Generate Parentheses
Generate Parentheses:
Given n pairs of parentheses, write a function to generate all combinations of well-formed parentheses.
Example 1:
Input: n = 3
Output: ["((()))","(()())","(())()","()(())","()()()"]
Example 2:
Input: n = 1
Output: ["()"]
Constraints:
1 <= n <= 8
Try this Problem on your own or check similar problems:
Solution:
class Solution {
public List<String> generateParenthesis(int n) {
List<String> result = new ArrayList<>();
helper(new StringBuilder(), n, n, result);
return result;
}
private void helper(StringBuilder current, int left, int right, List<String> result){
if(left == 0 && right == 0){
result.add(current.toString());
return;
}
if(left > 0) {
current.append("(");
helper(current, left - 1, right, result);
current.setLength(current.length()-1);
}
if(right > left){
current.append(")");
helper(current, left, right - 1, result);
current.setLength(current.length()-1);
}
}
}
Time/Space Complexity:
- Time Complexity: O(n*4^n/sqrt(n))
- Space Complexity: O(n*4^n/sqrt(n))
Explanation:
It’s not a trivial backtracking problem.
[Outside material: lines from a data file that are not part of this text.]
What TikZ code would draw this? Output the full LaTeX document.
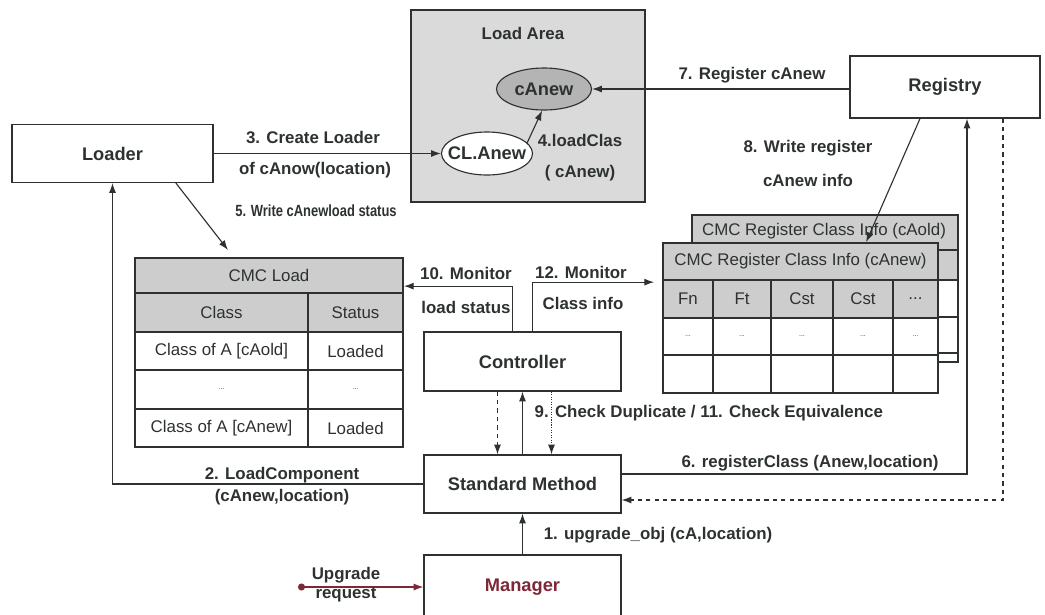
\documentclass[tikz,border=0pt]{standalone}
\usepackage{fontspec}
\setsansfont{Liberation Sans}
\usepackage{tikz}
\usetikzlibrary{positioning, shapes.geometric, arrows.meta, calc, backgrounds}

\definecolor{inkgray}{RGB}{45,50,48}
\definecolor{areagray}{RGB}{218,218,218}
\definecolor{ovalgray}{RGB}{180,180,180}
\definecolor{cellgray}{RGB}{205,205,205}
\definecolor{reqred}{RGB}{125,40,55}

\begin{document}
\begin{tikzpicture}[
		x=0.025cm, y=-0.025cm,
		% --- STYLES ---
		compbox/.style={
			rectangle, draw=inkgray, thick, fill=white, text=inkgray,
			minimum width=4.925cm, minimum height=1.45cm, align=center,
			font=\bfseries\sffamily\fontsize{13}{15}\selectfont
		},
		oval/.style={
			ellipse, draw=inkgray, thick, inner xsep=-5pt, inner ysep=0pt, text=inkgray,
			font=\bfseries\sffamily\fontsize{13}{15}\selectfont
		},
		tablebox/.style={
			rectangle, draw=inkgray, very thick, inner sep=0pt
		},
		tabline/.style={
			draw=inkgray, thick
		},
		cell/.style={
			font=\sffamily\fontsize{12}{14}\selectfont, text=inkgray, inner sep=1pt
		},
		lbl/.style={
			font=\bfseries\sffamily\fontsize{12}{14}\selectfont, text=inkgray, inner sep=1pt
		},
		line/.style={
			draw=inkgray, -{Latex[length=7pt,width=5pt]}, thick
		},
		dashline/.style={
			line, dashed
		},
		dotline/.style={
			line, densely dotted
		},
		upline/.style={
			draw=reqred, thick, {Circle[length=5pt]}-{Latex[length=7pt,width=5pt]}
		}
		]
		\useasboundingbox (0,0) rectangle (1045,614);
		
		% ==========================================
		% 1. Loader, Load Area and Registry
		% ==========================================
		\node [compbox, minimum width=5.025cm] (loader) at (112.5,153.5) {Loader};
		
		\node [rectangle, draw=inkgray, thick, fill=areagray, minimum width=5.85cm, minimum height=4.8cm] (loadarea) at (528,106) {};
		\node [lbl, font=\bfseries\sffamily\fontsize{12}{14}\selectfont] (areatitle) at (523,33) {Load Area};
		\node [oval, fill=ovalgray, minimum width=2.375cm, minimum height=1.05cm] (canew) at (544,89) {cAnew};
		\node [oval, fill=white, minimum width=2.275cm, minimum height=1.075cm] (clanew) at (487,153.5) {CL.Anew};
		
		\node [compbox, minimum width=4.75cm, minimum height=1.55cm] (registry) at (945,87) {Registry};
		
		\draw [line] (loader.east) -- (clanew.west);
		\node [lbl] (l3a) at (313,137) {3. Create Loader};
		\node [lbl] (l3b) at (315,170) {of cAnow(location)};
		
		\draw [line] (clanew.15) -- (canew.265);
		\node [lbl] (l4a) at (580,140) {4.loadClas};
		\node [lbl] (l4b) at (580,173) {( cAnew)};
		
		\draw [line] (registry.west |- canew) -- (canew.east);
		\node [lbl] (l7) at (752,75) {7. Register cAnew};
		
		% ==========================================
		% 2. CMC Load table
		% ==========================================
		\fill [cellgray] (135,258) rectangle (403,332);
		\node [tablebox, minimum width=6.7cm, minimum height=4.725cm] (cmcload) at (269,352.5) {};
		\draw [tabline] (135,293) -- (403,293) (135,332) -- (403,332) (135,370) -- (403,370) (135,409) -- (403,409);
		\draw [tabline] (308,293) -- (308,447);
		\node [cell] (ld_title) at (269,275.5) {CMC Load};
		\node [cell] (ld_class) at (221.5,312.5) {Class};
		\node [cell] (ld_status) at (355.5,312.5) {Status};
		\node [cell] (ld_c1) at (221.5,351.5) {Class of A [cAold]};
		\node [cell] (ld_s1) at (355.5,351.5) {Loaded};
		\node [cell, font=\sffamily\tiny] (ld_c2) at (221.5,389.5) {...};
		\node [cell, font=\sffamily\tiny] (ld_s2) at (355.5,389.5) {...};
		\node [cell] (ld_c3) at (221.5,428) {Class of A [cAnew]};
		\node [cell] (ld_s3) at (355.5,428) {Loaded};
		
		\coordinate (w5) at (228,250);
		\draw [line] (loader.-25) -- (w5);
		\node [lbl, font=\bfseries\sffamily\fontsize{11.5}{13}\selectfont] (l5) at (316,211) {\scalebox{0.8}[1]{5. Write cAnewload status}};
		
		% ==========================================
		% 3. CMC Register Class Info tables
		% ==========================================
		% back table (cAold)
		\fill [white] (692,215) rectangle (958,362);
		\fill [cellgray] (692,215) rectangle (958,280);
		\node [tablebox, minimum width=6.65cm, minimum height=3.675cm] (regold) at (825,288.5) {};
		\draw [tabline] (692,250) -- (958,250) (692,280) -- (958,280) (692,317) -- (958,317) (692,353) -- (958,353);
		\node [cell] (ro_title) at (824,231) {CMC Register Class Info (cAold)};
		
		% front table (cAnew)
		\fill [white] (663,243) rectangle (938,393);
		\fill [cellgray] (663,243) rectangle (938,318);
		\node [tablebox, minimum width=6.875cm, minimum height=3.75cm] (regnew) at (800.5,318) {};
		\draw [tabline] (663,280) -- (938,280) (663,318) -- (938,318) (663,355) -- (938,355);
		\draw [tabline] (713,280) -- (713,393) (771,280) -- (771,393) (833,280) -- (833,393) (893,280) -- (893,393);
		\node [cell] (rn_title) at (800.5,261.5) {CMC Register Class Info (cAnew)};
		\node [cell] (rn_fn) at (688,299) {Fn};
		\node [cell] (rn_ft) at (742,299) {Ft};
		\node [cell] (rn_cst1) at (802,299) {Cst};
		\node [cell] (rn_cst2) at (863,299) {Cst};
		\node [cell] (rn_more) at (915.5,299) {...};
		\node [cell, font=\sffamily\tiny] (rn_d1) at (688,336.5) {...};
		\node [cell, font=\sffamily\tiny] (rn_d2) at (742,336.5) {...};
		\node [cell, font=\sffamily\tiny] (rn_d3) at (802,336.5) {...};
		\node [cell, font=\sffamily\tiny] (rn_d4) at (863,336.5) {...};
		\node [cell, font=\sffamily\tiny] (rn_d5) at (915.5,336.5) {...};
		
		\draw [line] ($(registry.south)+(-25,0)$) -- ($(regnew.north west)+(204,0)$);
		\node [lbl] (l8a) at (808,148) {8. Write register};
		\node [lbl] (l8b) at (808,180) {cAnew info};
		
		% ==========================================
		% 4. Controller, Standard Method, Manager
		% ==========================================
		\node [compbox, minimum height=1.475cm] (controller) at (522.5,361.5) {Controller};
		\node [compbox] (stdmethod) at (522.5,484) {Standard Method};
		\node [compbox, minimum height=1.6cm, text=reqred] (manager) at (522.5,587) {Manager};
		
		% monitor lines
		\draw [line] ($(controller.north)+(-10,0)$) |- ($(cmcload.north east)+(0,29)$);
		\node [lbl] (l10a) at (466,273) {10. Monitor};
		\node [lbl] (l10b) at (466,307) {load status};
		\draw [line] ($(controller.north)+(10,0)$) |- ($(regnew.north west)+(-8,40)$);
		\node [lbl] (l12a) at (581,272) {12. Monitor};
		\node [lbl] (l12b) at (583,303) {Class info};
		
		% checks
		\draw [dashline] ($(controller.south)+(-25,0)$) -- ($(stdmethod.north)+(-25,0)$);
		\draw [line] (stdmethod.north) -- (controller.south);
		\draw [dotline] ($(controller.south)+(29,0)$) -- ($(stdmethod.north)+(29,0)$);
		\node [lbl, anchor=west] (l9) at (533,413) {9. Check Duplicate / 11. Check Equivalence};
		
		% calls from Standard Method
		\draw [line] (stdmethod.west) -| (loader.south);
		\node [lbl] (l2a) at (282,475) {2. LoadComponent};
		\node [lbl] (l2b) at (282,497) {(cAnew,location)};
		
		\draw [line] ($(stdmethod.east)+(0,-10)$) -| ($(registry.south)+(22,0)$);
		\node [lbl] (l6) at (810,463) {6. registerClass (Anew,location)};
		
		\draw [dashline] ($(registry.south)+(58,0)$) |- ($(stdmethod.east)+(0,16)$);
		
		\draw [line] (manager.north) -- (stdmethod.south);
		\node [lbl] (l1) at (658,535) {1. upgrade\_obj (cA,location)};
		
		% ==========================================
		% 5. Upgrade request
		% ==========================================
		\coordinate (ureq) at (298,587);
		\draw [upline] (ureq) -- (manager.west);
		\node [lbl] (lup_a) at (346,575) {Upgrade};
		\node [lbl] (lup_b) at (346,595) {request};
\end{tikzpicture}
\end{document}
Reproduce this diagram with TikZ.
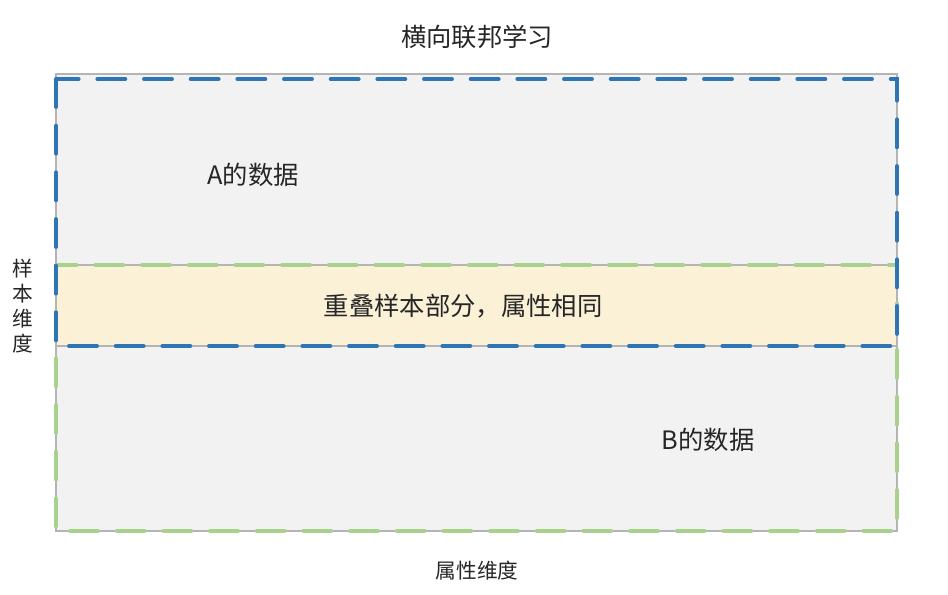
\documentclass[tikz,border=0pt]{standalone}
\usepackage{fontspec}
\newfontfamily\cjk{Noto Sans CJK SC}
\definecolor{txt}{HTML}{262626}
\definecolor{panelgray}{HTML}{F2F2F2}
\definecolor{panelborder}{HTML}{B4B4B4}
\definecolor{overlapfill}{HTML}{FBF1D7}
\definecolor{ablue}{HTML}{2E75B6}
\definecolor{bgreen}{HTML}{A9D18E}
\tikzset{
  panel/.style={draw=panelborder, line width=1.1pt},
  dashbox/.style={line width=2.9pt, line cap=round, dash pattern=on 21pt off 14pt},
  lbl/.style={text=txt, font=\cjk\fontsize{19}{23}\selectfont, inner sep=0pt},
  smalllbl/.style={text=txt, font=\cjk\fontsize{15.5}{18.75}\selectfont, inner sep=0pt, align=center},
}
\begin{document}
\begin{tikzpicture}[x=0.75pt, y=-0.75pt]
\useasboundingbox (0,0) rectangle (948,595);
% panels
\path[panel, fill=panelgray] (56,74) rectangle (897,265);
\path[panel, fill=panelgray] (56,346) rectangle (897,531);
\path[panel, fill=overlapfill] (56,265) rectangle (897,346);
% dashed data boxes
\draw[dashbox, draw=bgreen] (56,265) rectangle (897,531);
\draw[dashbox, draw=ablue] (56,79) rectangle (897,346);
% texts
\node[lbl] (title) at (477,37) {横向联邦学习};
\node[lbl] (adata) at (253,175) {A的数据};
\node[lbl] (bdata) at (708,440) {B的数据};
\node[lbl] (overlap) at (463,306) {重叠样本部分，属性相同};
\node[smalllbl] (sample) at (23,306) {样\\本\\维\\度};
\node[smalllbl] (attr) at (477,571) {属性维度};
\end{tikzpicture}
\end{document}
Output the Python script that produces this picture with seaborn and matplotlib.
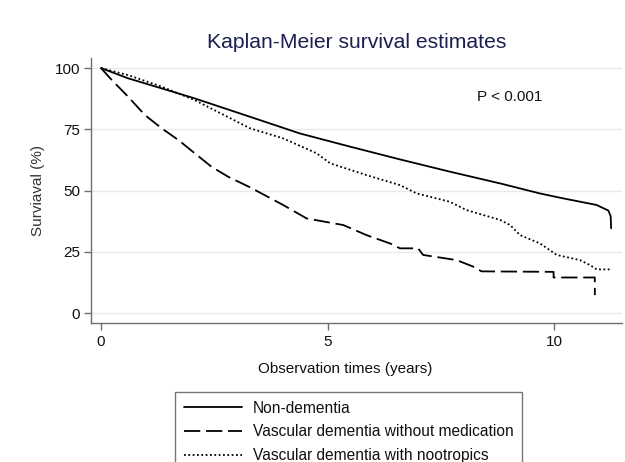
import matplotlib
matplotlib.use("Agg")
import matplotlib.pyplot as plt
import seaborn as sns
import pandas as pd

# ---- data ----
t_non = [0, 0.6, 1.34, 2.07, 3.29, 4.39, 5.5, 6.6, 7.7, 8.81, 9.69, 10.2, 10.94, 11.2, 11.25, 11.26]
s_non = [100, 95.8, 91.7, 87.6, 80.1, 73.3, 67.9, 62.7, 57.7, 52.9, 48.8, 46.8, 44.1, 41.8, 39.5, 34.6]

t_nomed = [0, 0.24, 0.6, 0.97, 1.34, 1.71, 2.07, 2.44, 2.81, 3.18, 3.29, 4.02, 4.54, 5.35, 5.86,
           6.38, 6.6, 7.0, 7.11, 7.85, 8.22, 8.4, 9.99, 9.99, 10.9, 10.9]
s_nomed = [100, 95.1, 88.3, 80.8, 75.4, 70.6, 65.2, 59.7, 55.6, 52.3, 51.3, 44.1, 38.6, 35.9, 31.8,
           28.4, 26.4, 26.4, 23.7, 21.6, 18.9, 17.0, 16.8, 14.5, 14.5, 7.3]

t_noot = [0, 0.6, 1.34, 2.07, 3.29, 4.02, 4.76, 5.06, 5.86, 6.6, 6.97, 7.7, 8.07, 8.81, 9.03,
          9.25, 9.69, 10.06, 10.57, 10.8, 10.94, 11.24]
s_noot = [100, 97.1, 92.4, 86.9, 75.4, 71.3, 65.2, 61.1, 56.3, 52.2, 48.8, 45.4, 42.0, 38.0, 35.9,
          31.8, 28.4, 23.7, 21.6, 19.5, 17.8, 17.8]

labels = ["Non-dementia", "Vascular dementia without medication", "Vascular dementia with nootropics"]
yticks = [0, 25, 50, 75, 100]
xticks = [0, 5, 10]

sns.set_theme(style="white")
plt.rcParams["font.family"] = ["Liberation Sans", "DejaVu Sans"]

fig = plt.figure(figsize=(6.25, 4.62), dpi=100)
ax = fig.add_axes([91/625, 1-323/462, (622-91)/625, (323-58)/462])

df_non = pd.DataFrame({"t": t_non, "s": s_non})
df_nomed = pd.DataFrame({"t": t_nomed, "s": s_nomed})
df_noot = pd.DataFrame({"t": t_noot, "s": s_noot})

lw = 1.3
sns.lineplot(data=df_non, x="t", y="s", ax=ax, color="black", lw=lw, estimator=None, sort=False,
             label=labels[0], linestyle="-")
sns.lineplot(data=df_nomed, x="t", y="s", ax=ax, color="black", lw=lw, estimator=None, sort=False,
             label=labels[1], linestyle=(0, (9, 3.2)))
sns.lineplot(data=df_noot, x="t", y="s", ax=ax, color="black", lw=lw, estimator=None, sort=False,
             label=labels[2], linestyle=(0, (1, 1.4)))

ax.set_xlim(-0.22, 11.5)
ax.set_ylim(-4.08, 104.1)
ax.set_xticks(xticks)
ax.set_yticks(yticks)
ax.yaxis.grid(True, color="#e3ebef", lw=1.0)
ax.xaxis.grid(False)
ax.set_axisbelow(True)
for sp in ["top", "right"]:
    ax.spines[sp].set_visible(False)
for sp in ["left", "bottom"]:
    ax.spines[sp].set_color("#6e6e6e")
    ax.spines[sp].set_linewidth(1.0)
ax.tick_params(axis="both", which="major", length=5, width=1.0, color="#6e6e6e",
               labelsize=11, labelcolor="#111111", direction="out", left=True, bottom=True)
ax.tick_params(axis="y", pad=3)
ax.tick_params(axis="x", pad=4)

ax.set_xlabel("Observation times (years)", fontsize=11, color="#111111")
ax.set_ylabel("Surviaval (%)", fontsize=11, color="#333333")
ax.xaxis.set_label_coords((345-91)/531, (323-369)/265)
ax.yaxis.set_label_coords((38-91)/531, (323-190)/265)
ax.xaxis.label.set_va("center")
ax.yaxis.label.set_va("center")

ax.text(8.3, 88.2, "P < 0.001", fontsize=11, color="#111111", va="center", ha="left")

fig.text(357/625, 1-43/462, "Kaplan-Meier survival estimates", fontsize=15.2, color="#1c2050",
         ha="center", va="center")

ax.get_legend().remove()
handles, labs = ax.get_legend_handles_labels()
leg = fig.legend(handles, labs, loc="upper left", bbox_to_anchor=(175/625, 1-392/462),
                 fontsize=11.2, frameon=True, fancybox=False, shadow=False, borderpad=0.55,
                 labelspacing=0.56, handlelength=3.75, handletextpad=0.7, borderaxespad=0)
leg.get_frame().set_edgecolor("#555555")
leg.get_frame().set_linewidth(1.0)
for txt in leg.get_texts():
    txt.set_color("#111111")

fig.savefig("out.png", dpi=100)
Notice that we have to generate string with n*2 length, with the same number of ( and ). So initially we have n of ( and n of ) available, we add ( until there is no more to add, and then add ) until right == left (notice that at any point if we have something like ()), it’s impossible to have a valid combination of parentheses, since we can’t close the last )). We make sure that we always more or equal number of left parentheses used than the right ones. We use Stringbuilder because it’s more robust and faster than passing string by value to the recursive calls. Since it’s a backtracking problem after each recursive call we remove the element that we have chosen before the call. The time and space complexity match
n-th Catalan
number, but on the interview you could probably come with less restrictive boundary like O(n*2^n) (the n multiplier is used for creating new string from the stringbuilder).